▶ _STATED TASK_:
Leave out every picture. Copy exactly the lines from the one holding "Write the React, TypeScript" through the one holding "Chart.register(...registerables);".

▶ _INPUT MATERIAL_:

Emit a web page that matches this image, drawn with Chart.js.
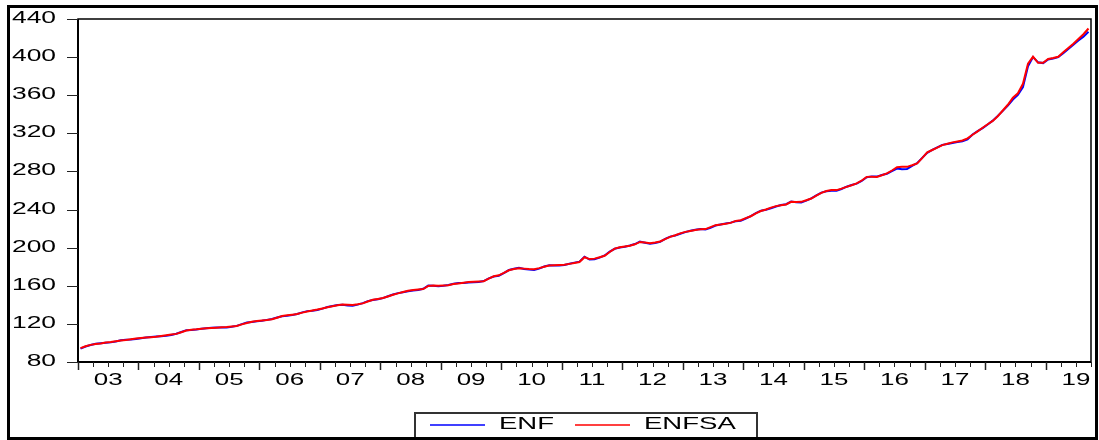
<!DOCTYPE html>
<html>
<head>
<meta charset="utf-8">
<script src="https://cdn.jsdelivr.net/npm/chart.js@4.4.1/dist/chart.umd.min.js"></script>
<style>
  body { margin: 0; background: #fff; }
  canvas { display: block; }
</style>
</head>
<body>
<canvas id="enf" width="1099" height="440"></canvas>
<script>
// monthly data, Jan 2003 .. Sep 2019
var startYear = 2003;
var endYear = 2019.75;
var yearLabels = ["03", "04", "05", "06", "07", "08", "09", "10", "11", "12", "13", "14", "15", "16", "17", "18", "19"];
var yTicks = [80, 120, 160, 200, 240, 280, 320, 360, 400, 440];
var seriesNames = ["ENF", "ENFSA"];

var enf = [
  94.0, 96.2, 97.8, 99.2, 99.8, 100.2, 100.6, 101.5, 102.8, 103.4, 103.5, 104.2,
  105.0, 105.8, 106.3, 106.8, 106.9, 107.5, 108.4, 109.6, 111.5, 113.4, 113.6, 114.0,
  114.8, 115.5, 115.9, 116.2, 116.2, 116.3, 116.9, 117.9, 119.8, 121.4, 122.0, 122.7,
  123.3, 124.2, 125.1, 126.8, 128.0, 128.5, 129.2, 130.4, 132.1, 133.4, 133.8, 134.6,
  136.0, 137.7, 138.8, 139.8, 140.0, 139.4, 139.0, 140.2, 141.8, 143.9, 145.1, 145.8,
  147.0, 149.0, 150.8, 152.3, 153.2, 154.2, 155.0, 155.6, 156.8, 160.2, 160.0, 159.6,
  160.0, 160.8, 162.2, 162.8, 162.9, 163.5, 163.6, 164.0, 165.0, 167.8, 169.8, 170.6,
  173.2, 176.5, 177.8, 178.8, 177.7, 177.0, 176.6, 178.0, 180.2, 181.6, 181.2, 181.4,
  181.8, 183.2, 184.3, 185.3, 190.5, 187.5, 187.8, 189.5, 191.8, 195.8, 198.8, 200.1,
  201.0, 202.2, 203.8, 206.3, 205.2, 204.0, 204.8, 206.2, 209.3, 211.6, 212.8, 214.6,
  216.3, 217.7, 218.8, 219.6, 219.0, 220.8, 223.2, 224.4, 225.3, 226.3, 227.8, 228.2,
  230.6, 233.2, 236.3, 238.8, 239.8, 241.4, 243.2, 244.7, 245.6, 248.4, 247.6, 247.5,
  249.3, 251.8, 254.8, 257.8, 259.2, 259.8, 259.8, 261.6, 264.0, 265.8, 267.2, 270.0,
  273.9, 274.7, 274.6, 276.3, 277.5, 280.3, 283.0, 282.4, 282.6, 285.8, 288.6, 294.3,
  299.6, 302.7, 305.3, 307.9, 308.8, 309.9, 310.8, 311.6, 313.6, 318.8, 322.3, 325.5,
  329.2, 333.3, 338.3, 343.6, 349.0, 355.5, 360.5, 368.5, 390.5, 400.0, 394.5, 393.7,
  397.5, 398.6, 400.0, 404.0, 408.5, 413.0, 417.5, 421.5, 426.7
];

var enfsa = [
  94.5, 96.5, 98.0, 99.0, 99.5, 100.5, 101.0, 101.8, 102.5, 103.0, 103.8, 104.6,
  105.2, 105.6, 106.0, 106.5, 107.2, 108.0, 108.8, 109.5, 111.2, 113.0, 113.8, 114.3,
  115.0, 115.3, 115.6, 116.0, 116.5, 116.8, 117.3, 117.8, 119.5, 121.0, 122.2, 123.0,
  123.5, 124.0, 124.8, 126.5, 128.3, 129.0, 129.6, 130.3, 131.8, 133.0, 134.0, 135.0,
  136.2, 137.5, 138.5, 139.5, 140.3, 140.0, 139.8, 140.5, 141.5, 143.5, 145.3, 146.2,
  147.2, 148.8, 150.5, 152.0, 153.5, 154.8, 155.6, 156.0, 156.5, 159.8, 160.2, 160.0,
  160.3, 160.6, 161.9, 162.5, 163.2, 164.0, 164.3, 164.5, 164.8, 167.5, 170.0, 171.0,
  173.5, 176.3, 177.5, 178.5, 178.0, 177.6, 177.4, 178.5, 180.0, 181.3, 181.5, 181.8,
  182.0, 183.0, 184.0, 185.0, 190.0, 188.0, 188.5, 190.0, 191.5, 195.5, 199.0, 200.5,
  201.3, 202.0, 203.5, 206.0, 205.5, 204.7, 205.5, 206.5, 209.0, 211.3, 213.0, 215.0,
  216.6, 217.5, 218.5, 219.4, 219.5, 221.5, 223.6, 224.2, 225.0, 226.0, 228.1, 228.8,
  231.0, 233.0, 236.0, 238.5, 240.1, 242.0, 243.6, 244.5, 245.3, 248.1, 248.0, 248.1,
  249.8, 251.6, 254.5, 257.5, 259.5, 260.4, 260.4, 262.0, 263.8, 265.5, 267.4, 270.5,
  274.3, 274.5, 274.3, 276.0, 277.9, 281.0, 284.5, 284.8, 284.8, 286.5, 288.4, 294.0,
  300.0, 302.5, 305.0, 307.6, 309.0, 310.5, 311.5, 312.5, 314.7, 318.5, 322.0, 325.8,
  329.5, 333.0, 338.0, 344.0, 350.0, 357.3, 362.0, 372.0, 393.0, 400.4, 394.0, 394.0,
  398.0, 399.0, 400.4, 405.0, 409.5, 414.0, 419.0, 424.0, 430.0
];

var colors = ["#0000ff", "#ff0000"];

function toPoints(values) {
  return values.map(function (v, i) {
    return { x: startYear + (i + 0.5) / 12, y: v };
  });
}

// stretched text, like the eviews export
function wideText(ctx, text, x, y, align, sx) {
  ctx.save();
  ctx.translate(x, y);
  ctx.scale(sx, 1);
  ctx.textAlign = align;
  ctx.fillText(text, 0, 0);
  ctx.restore();
}

var eviewsFrame = {
  id: "eviewsFrame",
  beforeDraw: function (chart) {
    var ctx = chart.ctx;
    ctx.save();
    ctx.fillStyle = "#fff";
    ctx.fillRect(0, 0, chart.width, chart.height);
    ctx.restore();
  },
  afterDraw: function (chart) {
    var ctx = chart.ctx;
    var a = chart.chartArea;
    var xs = chart.scales.x;
    var ys = chart.scales.y;
    ctx.save();

    // plot box
    ctx.strokeStyle = "#000";
    ctx.lineWidth = 1.5;
    ctx.strokeRect(a.left, a.top, a.right - a.left, a.bottom - a.top);
    ctx.lineWidth = 2;
    ctx.beginPath();
    ctx.moveTo(a.left, a.top);
    ctx.lineTo(a.left, a.bottom);
    ctx.lineTo(a.right, a.bottom);
    ctx.stroke();

    // y ticks + labels
    ctx.fillStyle = "#000";
    ctx.font = "16px 'Liberation Sans', Arial, sans-serif";
    ctx.textBaseline = "middle";
    ctx.lineWidth = 1;
    ctx.strokeStyle = "#222";
    yTicks.forEach(function (t) {
      var py = Math.round(ys.getPixelForValue(t)) + 0.5;
      ctx.beginPath();
      ctx.moveTo(a.left - 11, py);
      ctx.lineTo(a.left, py);
      ctx.stroke();
      wideText(ctx, String(t), 56, py - 1, "right", 1.65);
    });

    // x ticks: years and quarters
    for (var q = startYear * 4; q <= endYear * 4; q++) {
      var px = Math.round(xs.getPixelForValue(q / 4)) + 0.5;
      var major = q % 4 === 0;
      ctx.lineWidth = major ? 1.5 : 1;
      ctx.beginPath();
      ctx.moveTo(px, a.bottom);
      ctx.lineTo(px, a.bottom + (major ? 8 : 5));
      ctx.stroke();
    }
    yearLabels.forEach(function (lab, i) {
      var px = xs.getPixelForValue(startYear + i + 0.5);
      wideText(ctx, lab, px, a.bottom + 19, "center", 1.62);
    });

    // legend box
    ctx.lineWidth = 2;
    ctx.strokeStyle = "#333";
    ctx.strokeRect(415, 413, 342, 30);
    ctx.font = "17px 'Liberation Sans', Arial, sans-serif";
    var items = [
      { x0: 430, x1: 485, tx: 499 },
      { x0: 575, x1: 630, tx: 644 }
    ];
    chart.data.datasets.forEach(function (ds, i) {
      var it = items[i];
      ctx.strokeStyle = ds.borderColor;
      ctx.lineWidth = 1.5;
      ctx.beginPath();
      ctx.moveTo(it.x0, 425);
      ctx.lineTo(it.x1, 425);
      ctx.stroke();
      ctx.fillStyle = "#000";
      wideText(ctx, ds.label, it.tx, 424, "left", 1.62);
    });

    // outer border
    ctx.lineWidth = 3;
    ctx.strokeStyle = "#000";
    ctx.strokeRect(8.5, 6.5, 1088, 432);
    ctx.restore();
  }
};

function draw_chart() {
  var config = {
    type: "line",
    data: {
      datasets: [
        {
          label: seriesNames[0],
          data: toPoints(enf),
          borderColor: colors[0],
          borderWidth: 2,
          pointRadius: 0,
          order: 1,
        },
        {
          label: seriesNames[1],
          data: toPoints(enfsa),
          borderColor: colors[1],
          borderWidth: 2,
          pointRadius: 0,
          order: 0,
        },
      ],
    },
    options: {
      responsive: false,
      animation: false,
      devicePixelRatio: 1,
      layout: { padding: { left: 78, top: 19, right: 8, bottom: 78 } },
      plugins: { legend: { display: false }, tooltip: { enabled: false } },
      scales: {
        x: { type: "linear", min: startYear, max: endYear, display: false },
        y: { type: "linear", min: 80, max: 440, display: false },
      },
    },
    plugins: [eviewsFrame],
  };
  var ctx = document.getElementById("enf").getContext("2d");
  new Chart(ctx, config);
}

draw_chart();
</script>
</body>
</html>
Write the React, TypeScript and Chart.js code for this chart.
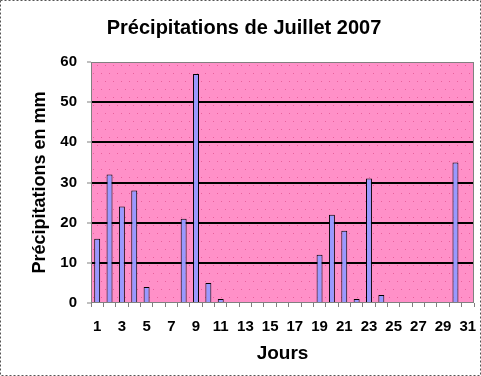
import React, { useEffect, useRef } from "react";
import { Chart, registerables } from "chart.js";

Chart.register(...registerables);

const days: string[] = [
  "1","2","3","4","5","6","7","8","9","10","11","12","13","14","15","16",
  "17","18","19","20","21","22","23","24","25","26","27","28","29","30","31",
];
const rainfall: number[] = [
  16, 32, 24, 28, 4, 0, 0, 21, 57, 5, 1, 0, 0, 0, 0, 0,
  0, 0, 12, 22, 18, 1, 31, 2, 0, 0, 0, 0, 0, 35, 0,
];
const chartTitle = "Précipitations de Juillet 2007";
const yTitle = "Précipitations en mm";
const xTitle = "Jours";

const FONT = "Arial, 'Liberation Sans', sans-serif";

function makePattern(ctx: CanvasRenderingContext2D) {
  const c = document.createElement("canvas");
  c.width = 8;
  c.height = 16;
  const p = c.getContext("2d")!;
  p.fillStyle = "#ff90c8";
  p.fillRect(0, 0, 8, 16);
  p.fillStyle = "#e8609c";
  p.fillRect(1, 1, 1, 1);
  p.fillRect(5, 9, 1, 1);
  return ctx.createPattern(c, "repeat")!;
}

const plotBg = {
  id: "plotBg",
  beforeDraw(chart: any) {
    const { ctx, chartArea } = chart;
    ctx.save();
    ctx.fillStyle = makePattern(ctx);
    ctx.fillRect(chartArea.left, chartArea.top, chartArea.right - chartArea.left, chartArea.bottom - chartArea.top);
    ctx.restore();
  },
  afterDraw(chart: any) {
    const { ctx, chartArea, width, height } = chart;
    ctx.save();
    ctx.strokeStyle = "#808080";
    ctx.lineWidth = 1;
    ctx.strokeRect(chartArea.left + 0.5, chartArea.top + 0.5, chartArea.right - chartArea.left - 1, chartArea.bottom - chartArea.top - 1);
    ctx.setLineDash([2, 2]);
    ctx.strokeStyle = "#555";
    ctx.strokeRect(0.5, 0.5, width - 1, height - 1);
    // chart title
    ctx.setLineDash([]);
    ctx.fillStyle = "#000";
    ctx.font = `bold 20px ${FONT}`;
    ctx.textAlign = "center";
    ctx.textBaseline = "middle";
    ctx.fillText(chartTitle, 244, 28);
    ctx.restore();
  },
};

export default function App() {
  const ref = useRef<HTMLCanvasElement>(null);
  useEffect(() => {
    document.body.style.margin = "0";
    const chart = new Chart(ref.current!, {
      type: "bar",
      data: {
        labels: days,
        datasets: [
          {
            data: rainfall,
            backgroundColor: "#9999ff",
            borderColor: "#000000",
            borderWidth: 1,
            barPercentage: 0.48,
            categoryPercentage: 1,
          },
        ],
      },
      options: {
        animation: false,
        responsive: false,
        layout: { padding: { left: 0, right: 7, top: 62, bottom: 0 } },
        plugins: {
          legend: { display: false },
          tooltip: { enabled: false },
          title: { display: false },
        },
        scales: {
          x: {
            afterFit(scale: any) {
              scale.height = 73;
              scale.paddingRight = 0;
              scale.paddingLeft = 0;
            },
            grid: {
              display: true,
              drawOnChartArea: false,
              drawTicks: true,
              tickLength: 4,
              color: "#808080",
              offset: true,
            },
            border: { display: false },
            ticks: {
              autoSkip: false,
              maxRotation: 0,
              minRotation: 0,
              padding: 11,
              color: "#000",
              font: { family: FONT, size: 15, weight: "bold" },
              callback: (_v: any, i: number) => (i % 2 === 0 ? days[i] : ""),
            },
            title: {
              display: true,
              text: xTitle,
              color: "#000",
              font: { family: FONT, size: 19, weight: "bold" },
              padding: { top: 0, bottom: 11 },
            },
          },
          y: {
            min: 0,
            max: 60,
            afterFit(scale: any) {
              scale.width = 91;
              scale.paddingTop = 0;
            },
            grid: {
              drawTicks: true,
              tickLength: 4,
              color: (c: any) => (c.tick && (c.tick.value === 0 || c.tick.value === 60) ? "rgba(0,0,0,0)" : "#000"),
              lineWidth: 2,
              tickColor: "#808080",
              tickWidth: 1,
            },
            border: { display: false },
            ticks: {
              stepSize: 10,
              padding: 10,
              color: "#000",
              font: { family: FONT, size: 15, weight: "bold" },
            },
            title: {
              display: true,
              text: yTitle,
              color: "#000",
              font: { family: FONT, size: 18, weight: "bold" },
              padding: { top: 29, bottom: 0 },
            },
          },
        },
      },
      plugins: [plotBg],
    });
    return () => chart.destroy();
  }, []);
  return <canvas ref={ref} width={481} height={376} style={{ display: "block" }} />;
}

▶ _THE REPLY_:
Write the React, TypeScript and Chart.js code for this chart.
import React, { useEffect, useRef } from "react";
import { Chart, registerables } from "chart.js";

Chart.register(...registerables);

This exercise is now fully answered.